SET TASK:
Give the material once more, word for word, without any images.

## BEGIN DATA SECTION

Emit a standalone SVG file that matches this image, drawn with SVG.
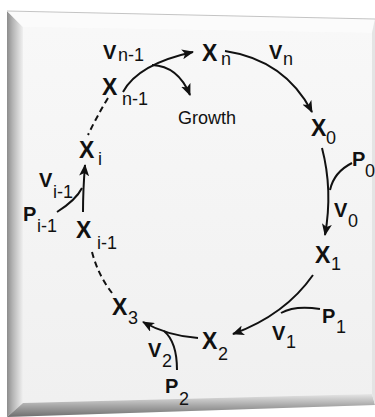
<svg xmlns="http://www.w3.org/2000/svg" width="375" height="417" viewBox="0 0 375 417">
<defs>
<linearGradient id="lb" x1="0" y1="0" x2="1" y2="0">
<stop offset="0" stop-color="#8c8c8c"/><stop offset="0.35" stop-color="#b4b4b4"/><stop offset="1" stop-color="#f0f0f0"/>
</linearGradient>
<linearGradient id="bb" x1="0" y1="0" x2="0" y2="1">
<stop offset="0" stop-color="#e6e6e6"/><stop offset="0.5" stop-color="#a8a8a8"/><stop offset="1" stop-color="#6e6e6e"/>
</linearGradient>
<linearGradient id="face" x1="0" y1="0" x2="0" y2="1">
<stop offset="0" stop-color="#f8f8f8"/><stop offset="1" stop-color="#f0f0f0"/>
</linearGradient>
<marker id="ah" viewBox="0 0 12 10" refX="11" refY="5" markerWidth="12" markerHeight="10" markerUnits="userSpaceOnUse" orient="auto">
<path d="M0,0 L12,5 L0,10 L3,5 z" fill="#111"/>
</marker>
<style>
.m{font-family:"Liberation Sans",Arial,sans-serif;font-weight:bold;font-size:23px;fill:#111}
.v{font-family:"Liberation Sans",Arial,sans-serif;font-weight:bold;font-size:20px;fill:#111}
.s{font-family:"Liberation Sans",Arial,sans-serif;font-size:18px;fill:#111}
.g{font-family:"Liberation Sans",Arial,sans-serif;font-size:18px;fill:#111}
.c{fill:none;stroke:#111;stroke-width:2}
.d{fill:none;stroke:#111;stroke-width:2;stroke-dasharray:6 4}
</style>
</defs>
<rect width="375" height="417" fill="#fff"/>
<g id="plate">
<polygon points="7,11 375,19 375,405 7,417" fill="#f4f4f4"/>
<polygon points="23,27 372,33 372,394 23,403" fill="url(#face)"/>
<polygon points="7,11 23,27 23,403 7,417" fill="url(#lb)"/>
<polygon points="7,11 375,19 372,33 23,27" fill="#fbfbfb"/>
<polygon points="23,403 372,394 375,405 7,417" fill="url(#bb)"/>
<polygon points="372,33 375,19 375,405 372,394" fill="#e4e4e4"/>
<line x1="7" y1="11" x2="375" y2="19" stroke="#c4c4c4" stroke-width="1"/>
</g>
<g id="connectors">
<path class="c" d="M123,92 Q138,64 193,52" marker-end="url(#ah)"/>
<path class="c" d="M152,65 Q178,66 190,95" marker-end="url(#ah)"/>
<path class="c" d="M225,51 Q285,60 312,112" marker-end="url(#ah)"/>
<path class="c" d="M322,148 Q333,190 325,235" marker-end="url(#ah)"/>
<path class="c" d="M352,163 Q334,172 330,190"/>
<path class="c" d="M313,275 Q285,315 233,334" marker-end="url(#ah)"/>
<path class="c" d="M320,309 Q295,305 281,313"/>
<path class="c" d="M198,338 Q168,336 143,322" marker-end="url(#ah)"/>
<path class="c" d="M177,370 Q177,342 164,331"/>
<path class="c" d="M83,212 Q83,190 85,165" marker-end="url(#ah)"/>
<path class="c" d="M57,212 Q76,200 82,188"/>
<path class="d" d="M108,98 Q96,118 88,135"/>
<path class="d" d="M92,252 Q98,275 112,293"/>
</g>
<g id="n-xn1"><text class="m" x="102" y="95">X</text><text class="s" x="122" y="105">n-1</text></g>
<g id="n-vn1"><text class="v" x="103" y="59">V</text><text class="s" x="118" y="61">n-1</text></g>
<g id="n-xn"><text class="m" x="202" y="61">X</text><text class="s" x="221" y="65">n</text></g>
<g id="n-vn"><text class="v" x="269" y="59">V</text><text class="s" x="283" y="65">n</text></g>
<g id="n-growth"><text class="g" x="178" y="124">Growth</text></g>
<g id="n-x0"><text class="m" x="311" y="136">X</text><text class="s" x="326" y="144">0</text></g>
<g id="n-p0"><text class="v" x="352" y="166">P</text><text class="s" x="365" y="177">0</text></g>
<g id="n-v0"><text class="v" x="334" y="217">V</text><text class="s" x="348" y="227">0</text></g>
<g id="n-x1"><text class="m" x="315" y="263">X</text><text class="s" x="331" y="270">1</text></g>
<g id="n-p1"><text class="v" x="322" y="323">P</text><text class="s" x="336" y="333">1</text></g>
<g id="n-v1"><text class="v" x="272" y="340">V</text><text class="s" x="286" y="348">1</text></g>
<g id="n-x2"><text class="m" x="202" y="349">X</text><text class="s" x="218" y="360">2</text></g>
<g id="n-v2"><text class="v" x="148" y="357">V</text><text class="s" x="162" y="367">2</text></g>
<g id="n-p2"><text class="v" x="165" y="393">P</text><text class="s" x="179" y="405">2</text></g>
<g id="n-x3"><text class="m" x="112" y="315">X</text><text class="s" x="128" y="324">3</text></g>
<g id="n-xi1"><text class="m" x="76" y="238">X</text><text class="s" x="97" y="249">i-1</text></g>
<g id="n-pi1"><text class="v" x="23" y="221">P</text><text class="s" x="37" y="232">i-1</text></g>
<g id="n-vi1"><text class="v" x="39" y="187">V</text><text class="s" x="53" y="198">i-1</text></g>
<g id="n-xi"><text class="m" x="79" y="158">X</text><text class="s" x="98" y="165">i</text></g>
</svg>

## END DATA SECTION

COMPLETED EXERCISE:
Emit a standalone SVG file that matches this image, drawn with SVG.
<svg xmlns="http://www.w3.org/2000/svg" width="375" height="417" viewBox="0 0 375 417">
<defs>
<linearGradient id="lb" x1="0" y1="0" x2="1" y2="0">
<stop offset="0" stop-color="#8c8c8c"/><stop offset="0.35" stop-color="#b4b4b4"/><stop offset="1" stop-color="#f0f0f0"/>
</linearGradient>
<linearGradient id="bb" x1="0" y1="0" x2="0" y2="1">
<stop offset="0" stop-color="#e6e6e6"/><stop offset="0.5" stop-color="#a8a8a8"/><stop offset="1" stop-color="#6e6e6e"/>
</linearGradient>
<linearGradient id="face" x1="0" y1="0" x2="0" y2="1">
<stop offset="0" stop-color="#f8f8f8"/><stop offset="1" stop-color="#f0f0f0"/>
</linearGradient>
<marker id="ah" viewBox="0 0 12 10" refX="11" refY="5" markerWidth="12" markerHeight="10" markerUnits="userSpaceOnUse" orient="auto">
<path d="M0,0 L12,5 L0,10 L3,5 z" fill="#111"/>
</marker>
<style>
.m{font-family:"Liberation Sans",Arial,sans-serif;font-weight:bold;font-size:23px;fill:#111}
.v{font-family:"Liberation Sans",Arial,sans-serif;font-weight:bold;font-size:20px;fill:#111}
.s{font-family:"Liberation Sans",Arial,sans-serif;font-size:18px;fill:#111}
.g{font-family:"Liberation Sans",Arial,sans-serif;font-size:18px;fill:#111}
.c{fill:none;stroke:#111;stroke-width:2}
.d{fill:none;stroke:#111;stroke-width:2;stroke-dasharray:6 4}
</style>
</defs>
<rect width="375" height="417" fill="#fff"/>
<g id="plate">
<polygon points="7,11 375,19 375,405 7,417" fill="#f4f4f4"/>
<polygon points="23,27 372,33 372,394 23,403" fill="url(#face)"/>
<polygon points="7,11 23,27 23,403 7,417" fill="url(#lb)"/>
<polygon points="7,11 375,19 372,33 23,27" fill="#fbfbfb"/>
<polygon points="23,403 372,394 375,405 7,417" fill="url(#bb)"/>
<polygon points="372,33 375,19 375,405 372,394" fill="#e4e4e4"/>
<line x1="7" y1="11" x2="375" y2="19" stroke="#c4c4c4" stroke-width="1"/>
</g>
<g id="connectors">
<path class="c" d="M123,92 Q138,64 193,52" marker-end="url(#ah)"/>
<path class="c" d="M152,65 Q178,66 190,95" marker-end="url(#ah)"/>
<path class="c" d="M225,51 Q285,60 312,112" marker-end="url(#ah)"/>
<path class="c" d="M322,148 Q333,190 325,235" marker-end="url(#ah)"/>
<path class="c" d="M352,163 Q334,172 330,190"/>
<path class="c" d="M313,275 Q285,315 233,334" marker-end="url(#ah)"/>
<path class="c" d="M320,309 Q295,305 281,313"/>
<path class="c" d="M198,338 Q168,336 143,322" marker-end="url(#ah)"/>
<path class="c" d="M177,370 Q177,342 164,331"/>
<path class="c" d="M83,212 Q83,190 85,165" marker-end="url(#ah)"/>
<path class="c" d="M57,212 Q76,200 82,188"/>
<path class="d" d="M108,98 Q96,118 88,135"/>
<path class="d" d="M92,252 Q98,275 112,293"/>
</g>
<g id="n-xn1"><text class="m" x="102" y="95">X</text><text class="s" x="122" y="105">n-1</text></g>
<g id="n-vn1"><text class="v" x="103" y="59">V</text><text class="s" x="118" y="61">n-1</text></g>
<g id="n-xn"><text class="m" x="202" y="61">X</text><text class="s" x="221" y="65">n</text></g>
<g id="n-vn"><text class="v" x="269" y="59">V</text><text class="s" x="283" y="65">n</text></g>
<g id="n-growth"><text class="g" x="178" y="124">Growth</text></g>
<g id="n-x0"><text class="m" x="311" y="136">X</text><text class="s" x="326" y="144">0</text></g>
<g id="n-p0"><text class="v" x="352" y="166">P</text><text class="s" x="365" y="177">0</text></g>
<g id="n-v0"><text class="v" x="334" y="217">V</text><text class="s" x="348" y="227">0</text></g>
<g id="n-x1"><text class="m" x="315" y="263">X</text><text class="s" x="331" y="270">1</text></g>
<g id="n-p1"><text class="v" x="322" y="323">P</text><text class="s" x="336" y="333">1</text></g>
<g id="n-v1"><text class="v" x="272" y="340">V</text><text class="s" x="286" y="348">1</text></g>
<g id="n-x2"><text class="m" x="202" y="349">X</text><text class="s" x="218" y="360">2</text></g>
<g id="n-v2"><text class="v" x="148" y="357">V</text><text class="s" x="162" y="367">2</text></g>
<g id="n-p2"><text class="v" x="165" y="393">P</text><text class="s" x="179" y="405">2</text></g>
<g id="n-x3"><text class="m" x="112" y="315">X</text><text class="s" x="128" y="324">3</text></g>
<g id="n-xi1"><text class="m" x="76" y="238">X</text><text class="s" x="97" y="249">i-1</text></g>
<g id="n-pi1"><text class="v" x="23" y="221">P</text><text class="s" x="37" y="232">i-1</text></g>
<g id="n-vi1"><text class="v" x="39" y="187">V</text><text class="s" x="53" y="198">i-1</text></g>
<g id="n-xi"><text class="m" x="79" y="158">X</text><text class="s" x="98" y="165">i</text></g>
</svg>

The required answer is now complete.